My postulate is that George W. Bush’s presidency has been just bad enough to avoid destroying the core institutions that form the backbone of our society while creating a virtuous backlash that will strengthen these institutions in the long term. Bush has abused his power just enough, and aggravated festering issues just enough, and presided over a decline that was so sudden that he has created near ideal conditions to move the country in a positive direction.
On that, Seth Swirsky and I have differing opinions. The constant fear-mongering by the Bush administration has not made Americans feel safe. The colossal failures of the Bush’s administration’s War on Terror has not made Americans feel safer. The fact that the most significant effort to attack an American city after 9/11 was called off by Al Qaeda for unknown reasons instead of being disrupted by our national security state does not lead to confidence in the Bush administration.
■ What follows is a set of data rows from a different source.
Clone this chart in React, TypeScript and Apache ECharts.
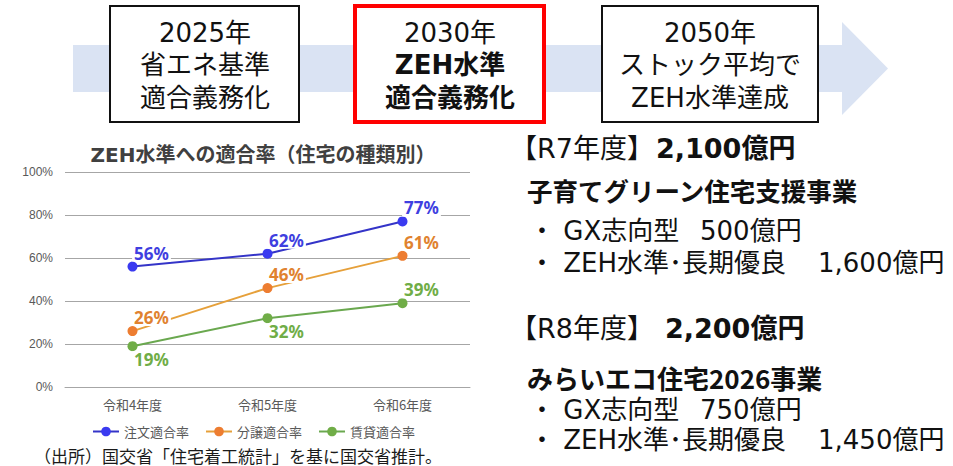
import React, { useEffect, useRef } from "react";
import * as echarts from "echarts";

const categories = ["令和4年度", "令和5年度", "令和6年度"];
const seriesNames = ["注文適合率", "分譲適合率", "賃貸適合率"];
const chumon = [56, 62, 77];
const bunjo = [26, 46, 61];
const chintai = [19, 32, 39];
const chintaiLabelPos = ["bottom", "bottom", "top"];
const yMax = 100;
const yInterval = 20;

const chartTitle = "ZEH水準への適合率（住宅の種類別）";
const sourceNote = "（出所）国交省「住宅着工統計」を基に国交省推計。";

const box1Lines = ["2025年", "省エネ基準", "適合義務化"];
const box2Lines = ["2030年", "ZEH水準", "適合義務化"];
const box3Lines = ["2050年", "ストック平均で", "ZEH水準達成"];

const r7Head = "【R7年度】";
const r7Total = "2,100億円";
const r7Project = "子育てグリーン住宅支援事業";
const r7Items = [["・ GX志向型", "500億円"], ["・ ZEH水準･長期優良", "1,600億円"]];
const r8Head = "【R8年度】";
const r8Total = "2,200億円";
const r8Project = "みらいエコ住宅2026事業";
const r8Items = [["・ GX志向型", "750億円"], ["・ ZEH水準･長期優良", "1,450億円"]];

const FF = "'DejaVu Sans', 'Noto Sans CJK JP', sans-serif";
const CJK = "'Noto Sans CJK JP', sans-serif";

function txt(x: number, y: number, text: string, size: number, opts: any = {}) {
  return {
    type: "text",
    x,
    y,
    style: {
      text,
      fontSize: size,
      fontFamily: opts.family || FF,
      fontWeight: opts.bold ? "bold" : "normal",
      fill: opts.color || "#111",
      textAlign: opts.align || "left",
      align: opts.align || "left",
      textVerticalAlign: "middle",
      verticalAlign: "middle",
    },
  };
}

export default function App() {
  const ref = useRef<HTMLDivElement>(null);
  useEffect(() => {
    const chart = echarts.init(ref.current!, null, { renderer: "svg" });
    const boxLineY = [33, 65, 98];
    const graphics: any[] = [
      { type: "rect", shape: { x: 73, y: 45, width: 770, height: 47 }, style: { fill: "#dae3f3" } },
      { type: "polygon", shape: { points: [[842, 22], [888, 68.5], [842, 115]] }, style: { fill: "#dae3f3" } },
      { type: "rect", shape: { x: 110, y: 6, width: 189, height: 116 }, style: { fill: "#fff", stroke: "#111", lineWidth: 2 } },
      { type: "rect", shape: { x: 355, y: 6, width: 189, height: 116 }, style: { fill: "#fff", stroke: "#ff0000", lineWidth: 4 } },
      { type: "rect", shape: { x: 602, y: 6, width: 216, height: 116 }, style: { fill: "#fff", stroke: "#111", lineWidth: 2 } },
      ...box1Lines.map((t, i) => txt(205, boxLineY[i], t, 26, { align: "center" })),
      ...box2Lines.map((t, i) => txt(450, boxLineY[i], t, 26, { align: "center", bold: i > 0 })),
      ...box3Lines.map((t, i) => txt(710, boxLineY[i], t, 26, { align: "center" })),
      txt(263, 155, chartTitle, 20, { align: "center", bold: true, color: "#404040" }),
      txt(34, 455, sourceNote, 17, { family: CJK, color: "#1a1a1a" }),
      // R7 block
      txt(510, 148, r7Head, 27),
      txt(656, 148, r7Total, 27, { bold: true }),
      txt(527, 189, r7Project, 25.5, { bold: true, family: CJK }),
      txt(529, 231, r7Items[0][0], 26),
      txt(700, 231, r7Items[0][1], 26),
      txt(529, 263, r7Items[1][0], 26),
      txt(818, 263, r7Items[1][1], 26),
      // R8 block
      txt(510, 328, r8Head, 27),
      txt(665, 328, r8Total, 27, { bold: true }),
      txt(527, 377, r8Project, 26, { bold: true, family: CJK }),
      txt(529, 410, r8Items[0][0], 26),
      txt(700, 410, r8Items[0][1], 26),
      txt(529, 440, r8Items[1][0], 26),
      txt(818, 440, r8Items[1][1], 26),
    ];

    const labelBase = {
      show: true,
      formatter: "{c}%",
      fontSize: 17,
      fontWeight: "bold",
      fontFamily: "'Noto Sans', sans-serif",
      backgroundColor: "#fff",
      padding: [0, 2],
      distance: 0,
      offset: [19, 0],
    };

    const option: any = {
      animation: false,
      backgroundColor: "#fff",
      graphic: graphics,
      grid: { left: 65, right: 483, top: 172, bottom: 79 },
      legend: {
        left: 92,
        top: 425,
        padding: 0,
        itemWidth: 26,
        itemHeight: 12,
        itemGap: 16,
        textStyle: { fontSize: 13, color: "#595959", fontFamily: CJK },
        data: seriesNames,
      },
      xAxis: {
        type: "category",
        data: categories,
        boundaryGap: true,
        axisTick: { show: false },
        axisLine: { show: true, lineStyle: { color: "#a6a6a6", width: 1 } },
        axisLabel: { color: "#595959", fontSize: 13, margin: 11, fontFamily: CJK },
      },
      yAxis: {
        type: "value",
        min: 0,
        max: yMax,
        interval: yInterval,
        axisLine: { show: false },
        axisTick: { show: false },
        splitLine: { lineStyle: { color: "#a6a6a6", width: 1 } },
        axisLabel: {
          formatter: "{value}%",
          color: "#595959",
          fontSize: 12,
          margin: 12,
          fontFamily: "'Liberation Sans', sans-serif",
        },
      },
      series: [
        {
          name: seriesNames[0],
          type: "line",
          data: chumon,
          symbol: "circle",
          symbolSize: 10,
          itemStyle: { color: "#3a3af0" },
          lineStyle: { color: "#3434c8", width: 2 },
          label: { ...labelBase, position: "top", color: "#3f3fe0" },
        },
        {
          name: seriesNames[1],
          type: "line",
          data: bunjo,
          symbol: "circle",
          symbolSize: 10,
          itemStyle: { color: "#ed7d31" },
          lineStyle: { color: "#e6a03a", width: 2 },
          label: { ...labelBase, position: "top", color: "#e0822f" },
        },
        {
          name: seriesNames[2],
          type: "line",
          data: chintai.map((v, i) => ({ value: v, label: { position: chintaiLabelPos[i] } })),
          symbol: "circle",
          symbolSize: 10,
          itemStyle: { color: "#70ad47" },
          lineStyle: { color: "#6aa84f", width: 2 },
          label: { ...labelBase, position: "top", color: "#70ad47" },
        },
      ],
    };
    chart.setOption(option);
    return () => chart.dispose();
  }, []);
  return (
    <div
      ref={ref}
      style={{ position: "absolute", left: 0, top: 0, width: 953, height: 466 }}
    />
  );
}
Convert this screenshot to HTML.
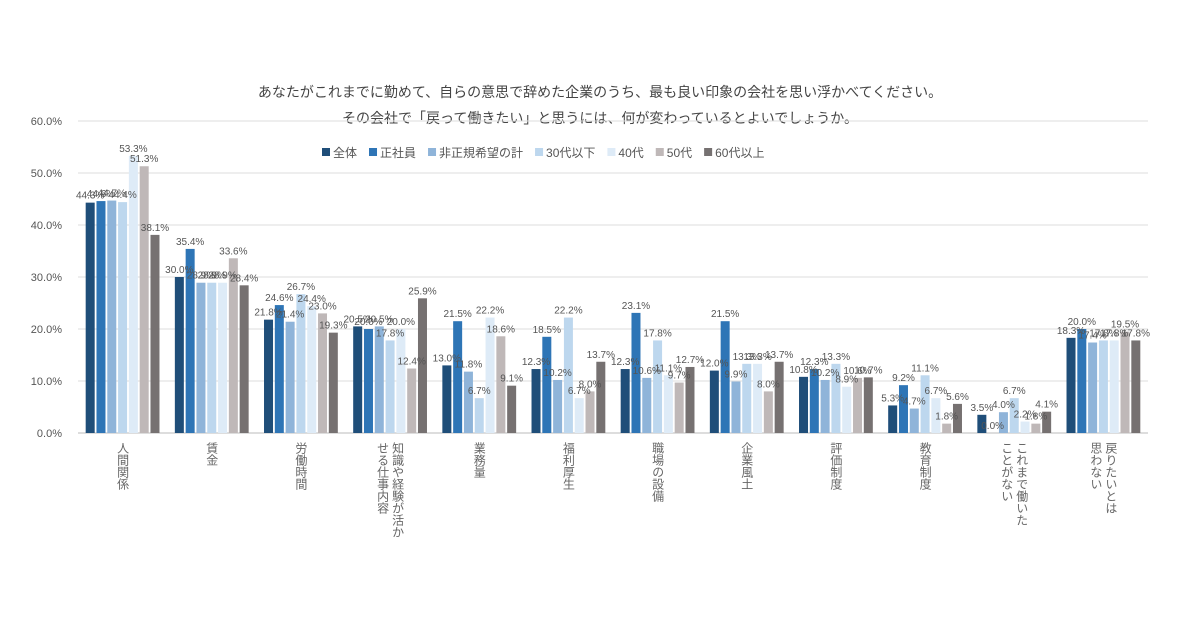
<!DOCTYPE html>
<html><head><meta charset="utf-8"><style>
body{margin:0;background:#fff}
svg{display:block;font-family:"Liberation Sans","Noto Sans CJK JP",sans-serif}
</style></head><body>
<svg id="chart" width="1200" height="630" viewBox="0 0 1200 630">
<text x="600" y="97" text-anchor="middle" font-size="14" fill="#444">あなたがこれまでに勤めて、自らの意思で辞めた企業のうち、最も良い印象の会社を思い浮かべてください。</text>
<text x="600" y="123" text-anchor="middle" font-size="14" fill="#444">その会社で「戻って働きたい」と思うには、何が変わっているとよいでしょうか。</text>
<g id="grid"></g><g id="bars"></g><g id="labels"></g><g id="xlabels"></g><g id="legend"></g>
</svg>
<script>
const categories=[["人間関係"],["賃金"],["労働時間"],["知識や経験が活か","せる仕事内容"],["業務量"],["福利厚生"],["職場の設備"],["企業風土"],["評価制度"],["教育制度"],["これまで働いた","ことがない"],["戻りたいとは","思わない"]];
const seriesNames=["全体","正社員","非正規希望の計","30代以下","40代","50代","60代以上"];
const s0=[44.3,30.0,21.8,20.5,13.0,12.3,12.3,12.0,10.8,5.3,3.5,18.3];
const s1=[44.6,35.4,24.6,20.0,21.5,18.5,23.1,21.5,12.3,9.2,0.0,20.0];
const s2=[44.7,28.9,21.4,20.5,11.8,10.2,10.6,9.9,10.2,4.7,4.0,17.4];
const s3=[44.4,28.9,26.7,17.8,6.7,22.2,17.8,13.3,13.3,11.1,6.7,17.8];
const s4=[53.3,28.9,24.4,20.0,22.2,6.7,11.1,13.3,8.9,6.7,2.2,17.8];
const s5=[51.3,33.6,23.0,12.4,18.6,8.0,9.7,8.0,10.6,1.8,1.8,19.5];
const s6=[38.1,28.4,19.3,25.9,9.1,13.7,12.7,13.7,10.7,5.6,4.1,17.8];
const yTicks=[0,10,20,30,40,50,60];
const series=[s0,s1,s2,s3,s4,s5,s6];
const colors=["#1f4e79","#2e75b6","#8fb4d9","#bdd7ee","#deebf7","#bfb8b8","#767171"];
const NS="http://www.w3.org/2000/svg";
const x0=78,x1=1148,yBase=433,pxPer=5.2;
const band=(x1-x0)/categories.length;
const y=v=>yBase-v*pxPer;
const cx=i=>x0+band*(i+0.5);
const bw=9,step=10.8;
function mk(tag,attrs,parent){const e=document.createElementNS(NS,tag);for(const k in attrs)e.setAttribute(k,attrs[k]);document.getElementById(parent).appendChild(e);return e;}
yTicks.forEach(t=>{
  const l=mk("line",{x1:x0,x2:x1,y1:y(t),y2:y(t),stroke:t===0?"#bbb":"#ddd","stroke-width":1},"grid");
  
  
  const tx=mk("text",{x:62,y:y(t)+4,"text-anchor":"end","font-size":11,fill:"#555"},"grid");
  tx.textContent=t.toFixed(1)+"%";
  
  
});
series.forEach((s,k)=>{
  s.forEach((v,i)=>{
    const bx=cx(i)+(k-3)*step-bw/2;
    const r=mk("rect",{x:bx,y:y(v),width:bw,height:v*pxPer,fill:colors[k]},"bars");
    
    
    const t=mk("text",{x:bx+bw/2,y:y(v)-4,"text-anchor":"middle","font-size":10,fill:"#555"},"labels");
    t.textContent=v.toFixed(1)+"%";
    
    
  });
});
categories.forEach((c,i)=>{
  c.forEach((line,j)=>{
    const n=c.length;
    const lx=cx(i)+((n-1)/2-j)*15;
    const t=mk("text",{x:lx,y:442,"font-size":12,fill:"#666"},"xlabels");
    t.setAttribute("style","writing-mode:vertical-rl");
    t.textContent=line;
    
    
  });
});
let lx=322;
seriesNames.forEach((n,k)=>{
  const r=mk("rect",{x:lx,y:148,width:8,height:8,fill:colors[k]},"legend");
  
  
  const t=mk("text",{x:lx+11,y:157,"font-size":12,fill:"#555"},"legend");
  t.textContent=n;
  
  
  lx+=11+t.getComputedTextLength()+12;
});
</script>
</body></html>
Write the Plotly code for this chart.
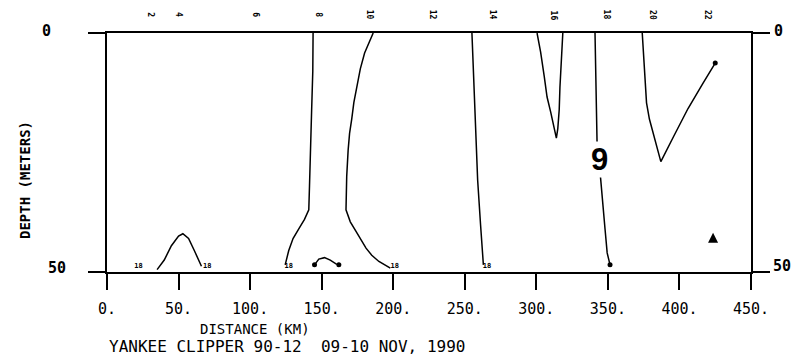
import plotly.graph_objects as go

# ---- data (distance km, depth m) ----
tick_km = [0, 50, 100, 150, 200, 250, 300, 350, 400, 450]
tick_text = ["0.", "50.", "100.", "150.", "200.", "250.", "300.", "350.", "400.", "450."]

station_km = [30.7, 50.3, 104, 148, 184, 228, 270, 312, 349, 381.5, 420]
station_text = ["2", "4", "6", "8", "10", "12", "14", "16", "18", "20", "22"]

c_a_km = [35, 40, 45, 50, 53, 57, 61, 64, 66]
c_a_dep = [49.5, 47.5, 44.5, 42.5, 42, 43, 45.5, 47.5, 48.8]
c_b_km = [144, 143.8, 143, 142.5, 141.5, 141, 138, 134, 130, 127, 124.5]
c_b_dep = [0, 8, 16, 24, 32, 37, 39, 41, 43, 45.5, 48.5]
c_c_km = [186, 183, 180, 177, 174.5, 172.5, 171, 169.5, 168.5, 167.5, 167, 170, 174, 177, 181, 185, 190, 198]
c_c_dep = [0, 2, 4.2, 7.5, 11.3, 14.5, 18, 21, 24.5, 30, 37, 39.5, 41.5, 43, 45, 46.5, 47.8, 49.2]
c_d_km = [145, 148, 152, 156, 160, 162]
c_d_dep = [48.5, 47.3, 47, 47.5, 48.3, 48.5]
c_e_km = [255, 256, 257, 258, 259, 261, 263]
c_e_dep = [0, 8, 16, 24, 30.8, 40, 48.5]
c_f_km = [300.5, 303, 305.5, 307.5, 310, 312, 314, 315, 316, 316.5, 317.5, 318.5]
c_f_dep = [0, 4, 9, 13.4, 16.5, 19.5, 22, 20, 16, 11.3, 5, 0]
c_g_km = [341, 341.5, 342, 342.5, 344.5, 346.5, 348, 349.5, 351.5]
c_g_dep = [0, 8, 16, 24, 29, 35, 41, 46, 48.5]
c_h_km = [374, 375.5, 377, 379, 381.8, 384.5, 387, 396, 406, 416.5, 425]
c_h_dep = [0, 7, 14.6, 18, 21, 24.3, 26.9, 21.6, 15.8, 10.5, 6.3]

contours = [(c_a_km, c_a_dep), (c_b_km, c_b_dep), (c_c_km, c_c_dep), (c_d_km, c_d_dep),
            (c_e_km, c_e_dep), (c_f_km, c_f_dep), (c_g_km, c_g_dep), (c_h_km, c_h_dep)]

dot_km = [145, 162, 351.5, 425]
dot_dep = [48.5, 48.5, 48.5, 6.3]

top_lab_km = [147.5, 189, 256.5, 300.5, 320, 341, 373]
top_lab_text = ["18", "14", "18", "18", "18", "9", "9"]
bot_lab_km = [22, 70, 127, 201, 265.5]
bot_lab_text = ["18", "18", "18", "18", "18"]

big_label_km, big_label_dep, big_label_text = [344], [26.5], ["9"]
arrow_km, arrow_dep = [423.5], [41.8]

MONO = "DejaVu Sans Mono"

fig = go.Figure()
for xs, ys in contours:
    fig.add_trace(go.Scatter(x=xs, y=ys, mode="lines", line=dict(color="black", width=1.5),
                             showlegend=False, hoverinfo="skip"))
fig.add_trace(go.Scatter(x=dot_km, y=dot_dep, mode="markers",
                         marker=dict(color="black", size=5), showlegend=False))
fig.add_trace(go.Scatter(x=arrow_km, y=arrow_dep, mode="markers",
                         marker=dict(color="black", size=10, symbol="arrow-up"), showlegend=False))
fig.add_trace(go.Scatter(x=top_lab_km, y=[-0.6] * len(top_lab_km), mode="text",
                         text=["<b>%s</b>" % t for t in top_lab_text],
                         textfont=dict(family=MONO, size=7, color="black"), cliponaxis=False,
                         showlegend=False))
fig.add_trace(go.Scatter(x=bot_lab_km, y=[48.8] * len(bot_lab_km), mode="text",
                         text=["<b>%s</b>" % t for t in bot_lab_text],
                         textfont=dict(family=MONO, size=7, color="black"), cliponaxis=False,
                         showlegend=False))

for km, t in zip(station_km, station_text):
    fig.add_annotation(x=km, xref="x", y=1.075, yref="paper", yanchor="middle", xanchor="center",
                       text="<b>%s</b>" % t, textangle=90,
                       showarrow=False, font=dict(family=MONO, size=8, color="black"))

fig.add_annotation(x=big_label_km[0], y=big_label_dep[0], xref="x", yref="y", text="<b>%s</b>" % big_label_text[0],
                   showarrow=False, bgcolor="white", borderpad=0, xanchor="center", yanchor="middle",
                   font=dict(family="Liberation Sans", size=31, color="black"))

# axis annotations
fig.add_annotation(x=0.2298, y=-0.2385, xref="paper", yref="paper", text="DISTANCE (KM)",
                   xanchor="center", yanchor="middle",
                   showarrow=False, font=dict(family=MONO, size=14, color="black"))
fig.add_annotation(x=0.0, y=-0.3125, xref="paper", yref="paper", xanchor="left", yanchor="middle",
                   text="YANKEE CLIPPER 90-12  09-10 NOV, 1990",
                   showarrow=False, font=dict(family=MONO, size=16, color="black"))
fig.add_annotation(x=-0.1273, y=0.385, xref="paper", yref="paper", text="<b>DEPTH (METERS)</b>",
                   xanchor="center", yanchor="middle",
                   textangle=-90, showarrow=False, font=dict(family=MONO, size=14, color="black"))
for xp, yp, t in [(-0.0932, 1.008, "0"), (-0.0776, 0.017, "50"), (1.042, 1.008, "0"), (1.048, 0.025, "50")]:
    fig.add_annotation(x=xp, y=yp, xref="paper", yref="paper", text="<b>%s</b>" % t,
                       xanchor="center", yanchor="middle",
                       showarrow=False, font=dict(family=MONO, size=15, color="black"))

# page body has an 8px default margin: shrink the figure to compensate
fig.update_layout(
    width=791, height=355,
    margin=dict(l=99, r=48, t=25, b=91),
    paper_bgcolor="white", plot_bgcolor="white",
    xaxis=dict(range=[0, 450], tickvals=tick_km, ticktext=tick_text, ticks="outside", ticklen=16,
               tickwidth=1.5, tickcolor="black", showline=True, linecolor="black", linewidth=2,
               mirror=True, showgrid=False, zeroline=False, ticklabelstandoff=6,
               tickfont=dict(family=MONO, size=15, color="black")),
    yaxis=dict(range=[50, 0], tickvals=[0, 50], ticks="outside", ticklen=17, tickwidth=2,
               tickcolor="black", showline=True, linecolor="black", linewidth=2, mirror="ticks",
               showgrid=False, zeroline=False, showticklabels=False),
)

fig.write_html("out.html")
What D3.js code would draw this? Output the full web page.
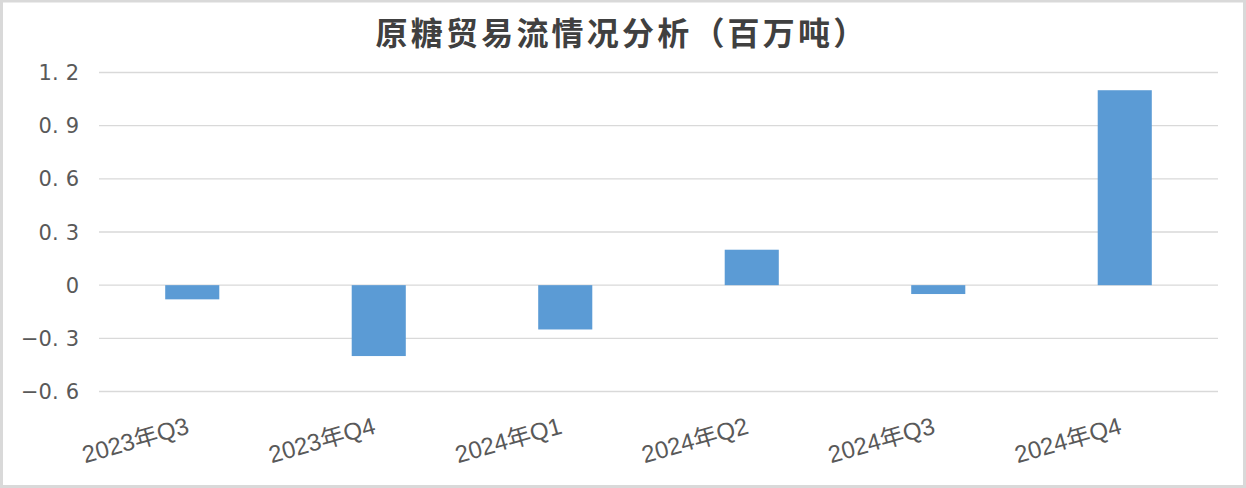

Of course, Swirsky write:
Of course, the Left insists that we’re no safer than we were before 9/11. But, until they come up with a number lower than zero, as in the number of attacks against us since then, that argument remains silly.
Is it really considered an “argument” to say:
We have not been attacked again; therefore we are safer.
There are so many assumptions behind that sentiment – many of which are specious; and there are so many alternate explanations to be proferred; and in fact, as the Bush administration and the McCain campaign have said – we will be attacked again. Doesn’t this undercut Swirsky’s point entirely?
The real point is that this is a silly statement used for political effect – and one which demonstrates how circular the Republican propaganda machine has become.
Mr. Bush would like to be remembered for his leadership in fighting terrorism, but his decisions have defied common sense, including his dismissal of the fact that Mr. bin Laden remains at large. In a 2002 press conference, he said, “I just don’t spend that much time on him.” In 2006, he told conservative columnists that sending troops “stomping through Pakistan in order to find bin Laden is just simply not the strategy that will work.”
Mr. Bush is operating according to a logic that says the right way to win against Al Qaeda is to invade Iraq, which had no connection to Al Qaeda. And the right way to dismantle Mr. bin Laden’s terrorism network is to express unconcern about chasing him down while relentlessly pursuing his driver.